A brainfuck parser works now with newCTFE

Sat Jul 29 18:55:54 PDT 2017

On Sunday, 30 July 2017 at 01:15:50 UTC, Stefan Koch wrote:
> [ ... ]

Shortly after posting this I came up with a more effective 
variant of the parseBf which reduces the generate bytecode from 
around 650 instructions to around 430 instructions.

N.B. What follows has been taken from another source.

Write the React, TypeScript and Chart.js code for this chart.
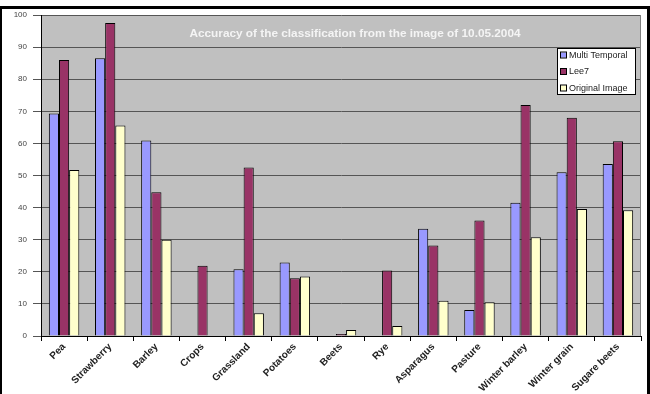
import React, { useEffect, useRef } from "react";
import { Chart, registerables } from "chart.js";

Chart.register(...registerables);

const categories = [
  "Pea",
  "Strawberry",
  "Barley",
  "Crops",
  "Grassland",
  "Potatoes",
  "Beets",
  "Rye",
  "Asparagus",
  "Pasture",
  "Winter barley",
  "Winter grain",
  "Sugare beets",
];

const multiTemporal = [69.3, 86.5, 60.9, 0, 20.8, 22.9, 0, 0, 33.4, 8.1, 41.5, 51, 53.6];
const lee7 = [86, 97.5, 44.8, 21.9, 52.5, 18, 0.6, 20.4, 28.2, 36, 72, 68, 60.7];
const originalImage = [51.7, 65.6, 30, 0, 7.1, 18.5, 1.9, 3.1, 11, 10.5, 30.8, 39.6, 39.2];

const seriesNames = ["Multi Temporal", "Lee7", "Original Image"];
const seriesColors = ["#9999FF", "#993366", "#FFFFCC"];
const yTicks = [0, 10, 20, 30, 40, 50, 60, 70, 80, 90, 100];

const chartTitle = "Accuracy of the classification from the image of 10.05.2004";
const FONT = "'Liberation Sans', Arial, sans-serif";

// Grey plot background, white title in the plot, boxed legend and page frame
const decorPlugin = {
  id: "decor",
  beforeDraw(chart: any) {
    const { ctx, chartArea, width, height } = chart;
    ctx.save();
    ctx.fillStyle = "#ffffff";
    ctx.fillRect(0, 0, width, height);
    ctx.fillStyle = "#C0C0C0";
    ctx.fillRect(chartArea.left, chartArea.top, chartArea.right - chartArea.left, chartArea.bottom - chartArea.top);
    ctx.restore();
  },
  beforeDatasetsDraw(chart: any) {
    const { ctx } = chart;
    ctx.save();
    ctx.fillStyle = "#f4f4f4";
    ctx.font = `bold 11.8px ${FONT}`;
    ctx.textAlign = "center";
    ctx.textBaseline = "middle";
    ctx.fillText(chartTitle, 355, 34);
    ctx.restore();
  },
  afterDraw(chart: any) {
    const { ctx, chartArea, width, height } = chart;
    ctx.save();
    // plot border on the right
    ctx.strokeStyle = "#808080";
    ctx.lineWidth = 1;
    ctx.beginPath();
    ctx.moveTo(chartArea.right - 0.5, chartArea.top);
    ctx.lineTo(chartArea.right - 0.5, chartArea.bottom);
    ctx.stroke();

    // legend
    const lx = 557, ly = 48, lw = 78, lh = 46;
    ctx.fillStyle = "#ffffff";
    ctx.fillRect(lx, ly, lw, lh);
    ctx.strokeStyle = "#000000";
    ctx.strokeRect(lx + 0.5, ly + 0.5, lw, lh);
    ctx.font = `9px ${FONT}`;
    ctx.textBaseline = "middle";
    ctx.textAlign = "left";
    seriesNames.forEach((name, i) => {
      const y = 55 + i * 16.5;
      ctx.fillStyle = seriesColors[i];
      ctx.fillRect(561, y - 2.5, 5, 5);
      ctx.strokeStyle = "#000000";
      ctx.strokeRect(560.5, y - 3, 6, 6);
      ctx.fillStyle = "#222222";
      ctx.fillText(name, 569, y + 0.5);
    });

    // page frame
    ctx.fillStyle = "#000000";
    ctx.fillRect(0, 6, width, 3);
    ctx.fillRect(0, 6, 2, height - 6);
    ctx.fillRect(width - 3, 6, 3, height - 6);
    ctx.restore();
  },
};

export default function App() {
  const canvasRef = useRef<HTMLCanvasElement | null>(null);

  useEffect(() => {
    document.body.style.margin = "0";
    const canvas = canvasRef.current;
    if (!canvas) return;
    const chart = new Chart(canvas, {
      type: "bar",
      data: {
        labels: categories,
        datasets: [multiTemporal, lee7, originalImage].map((values, i) => ({
          label: seriesNames[i],
          data: values,
          backgroundColor: seriesColors[i],
          borderColor: "#000000",
          borderWidth: 1,
          categoryPercentage: 0.66,
          barPercentage: 1,
        })),
      },
      options: {
        animation: false,
        responsive: false,
        maintainAspectRatio: false,
        devicePixelRatio: 1,
        layout: { padding: { top: 15, right: 9, left: 0, bottom: 0 } },
        plugins: {
          legend: { display: false },
          title: { display: false },
          tooltip: { enabled: false },
        },
        scales: {
          x: {
            afterFit(scale: any) {
              scale.height = 58;
            },
            grid: {
              offset: true,
              drawOnChartArea: false,
              drawTicks: true,
              tickLength: 5,
              tickColor: "#000000",
            },
            border: { display: true, color: "#000000", width: 1 },
            ticks: {
              autoSkip: false,
              minRotation: 45,
              maxRotation: 45,
              padding: 0,
              color: "#222222",
              font: { family: FONT, size: 10, weight: "bold" },
            },
          },
          y: {
            min: 0,
            max: 100,
            afterFit(scale: any) {
              scale.width = 41;
            },
            afterBuildTicks(scale: any) {
              scale.ticks = yTicks.map((v) => ({ value: v }));
            },
            grid: {
              color: "#555555",
              lineWidth: 1,
              tickLength: 8,
              tickColor: "#555555",
            },
            border: { display: true, color: "#000000", width: 1 },
            ticks: {
              padding: 6,
              color: "#444444",
              font: { family: FONT, size: 8 },
            },
          },
        },
      },
      plugins: [decorPlugin],
    });
    return () => chart.destroy();
  }, []);

  return (
    <div style={{ position: "fixed", left: 0, top: 0, width: 650, height: 394 }}>
      <canvas ref={canvasRef} width={650} height={394} style={{ width: 650, height: 394, display: "block" }} />
    </div>
  );
}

const(RepeatedToken[]) parseBf(const string input) pure
{
     uint pos;
     RepeatedToken[] result;
     result.length = input.length + 2;
     // the maximal number of diffrent tokens is equal to the 
chars in the input
     // plus the begin and end token

     result[0] = Token(BFTokenEnum.ProgrammBegin);
     uint resultLen = 0;

     while (pos < input.length)
     {
         uint lastToken = (result[resultLen] >> 24);
         uint thisToken = BFTokenEnum.ProgrammEnd;
         final switch (input[pos++]) with (BFTokenEnum)
         {
         case '>':
             thisToken = IncPtr;
             break;
         case '<':
             thisToken = DecPtr;
             break;
         case '+':
             thisToken = IncVal;
             break;
         case '-':
             thisToken = DecVal;
             break;
         case '.':
             thisToken = OutputVal;
             break;
         case ',':
             thisToken = InputVal;
             break;
         case '[':
             thisToken = LoopBegin;
             break;
         case ']':
             thisToken = LoopEnd;
             break;
         case '\r':
             pos++;
             goto case '\n';
         case '\n':
             //TODO handle lines and proper position information;
             break;
         }

         if (lastToken == thisToken)
         {
             result[resultLen]++;
         }
         else if (thisToken != BFTokenEnum.ProgrammEnd)
         {
             result[++resultLen] = 
Token(cast(BFTokenEnum)thisToken);
         }

     }

     result[++resultLen] = Token(BFTokenEnum.ProgrammEnd);
     return result[0 .. resultLen + 1];
}

In theory it would be possible to get rid of the switch 
altogether ;)
And compress the function ever more.
But readability would suffer and we'd rely on the enum-members to 
correspond to the tokens, which maybe undesirable.